West Africa is deemed to be a land of opportunities for expatriates. So if you are looking forward to settle and work in one of its countries, you might be seduced by Ivory Coast. Bordered to the North by Mali and Burkina Faso, to the West by Liberia and Guinea and by Ghana to the East, Ivory Coast stretches over 322,463 km².
The South coast, for its part, is bordered by the Atlantic Ocean over some 520 km.
As a rapidly developing country, Ivory Coast has a booming population which, to date, amounts to more than 20 million inhabitants. Immigration also accounts for this surprising population growth. Indeed, many expatriates have chosen to settle there over the years, especially people coming from the Economic Community Of West African States (ECOWAS). Hence, you are likely to come across expatriates from Mali, Guinea, Senegal, Liberia, Ghana, Lebanon, Syria, as well as Asian and European nationals.

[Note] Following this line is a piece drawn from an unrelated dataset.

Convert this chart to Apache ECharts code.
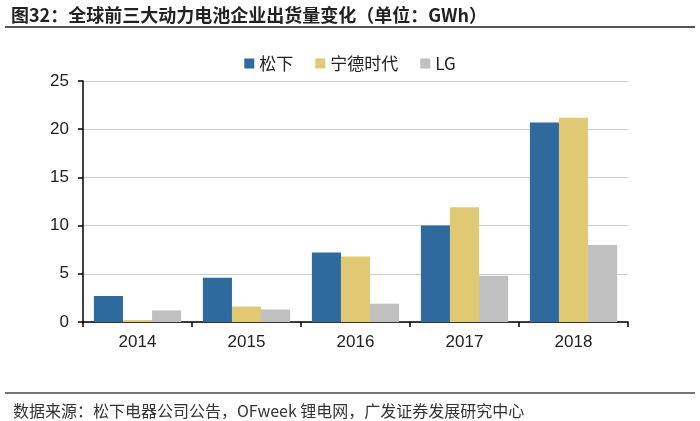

Being a French-speaking country, Ivory Coast is a member of the Organisation internationale de la Francophonie. In fact, French is spoken by 70% of the local population, but other languages such as the “sénoufo”, “dioula”, “bété”, “yacouba” and “agni” are also spoken in the North and the South the country. Finally, dialects such as “néyo”, “dida”, “nyabwa” and “krahn” are widely spoken elsewhere.
In 2013, Ivory Coast's Gross Domestic Product (GDP) amounted to US$ 31,06 billion according to the World Bank.
The local economy mainly relies on agriculture. In fact, it ranks 7th worldwide in terms of coffee production. Cocoa culture is as important in Ivory Coast which ranks 1st ahead of Ghana. The production of palm and coconut oil, cotton, rubber-wood, cola nuts, is also very significant.
Food crops come in the second place. Ivory Coast produces namely maize, rice, yam, cassava, plantain, citrus, bergamot and bitter orange.
Coffee, cocoa, sugarcane, pineapples, banana, cashew nuts and palm oil, as well as fruits such as mangoes, papaya, avocado and citrus, are exported in significant quantities to Europe in significant quantities.
Besides agriculture, Ivory Coast's oil reserves are also a major asset.
Finally, the tertiary sector contributes up to half of the national GDP despite its weakness and decline since a few years.
Ivory Coast has been particularly afflicted by a political and military crisis for nearly 10 years. Most sectors, including tourism, have been affected. However, the country has been trying to get back to normal and become a safe place once again.
Ivory Coast has a warm and humid climate which has equatorial characteristics on the coast and semi-arid and tropical in the North. Temperatures generally vary from the North to the South and according to the different seasons, on an average of 28 °C.
Seasons, for their part, vary according to the zone. The two major seasons are the equatorial climate zone and the tropical climate of the savannah. In the first zone, the dry season last from December to April, followed by the rain season from May to July. In August and September, the small dry season comes until October. The small rain season then lasts from October to November.
The tropical humid climate of the savannah, for its part, goes from the North of the Southern forest region to the South of the savannah region. Temperatures vary between 14 °C and 33 °C with four seasons: two dry seasons (from November to March and from July to August) and two rainy seasons (from June to October and from March to May).
The savannah region, for its part, experiences a dry savannah climate with two extreme seasons (dry and rainy), with daily temperature variations of 20 °C and high humidity going up to 40 to 50%.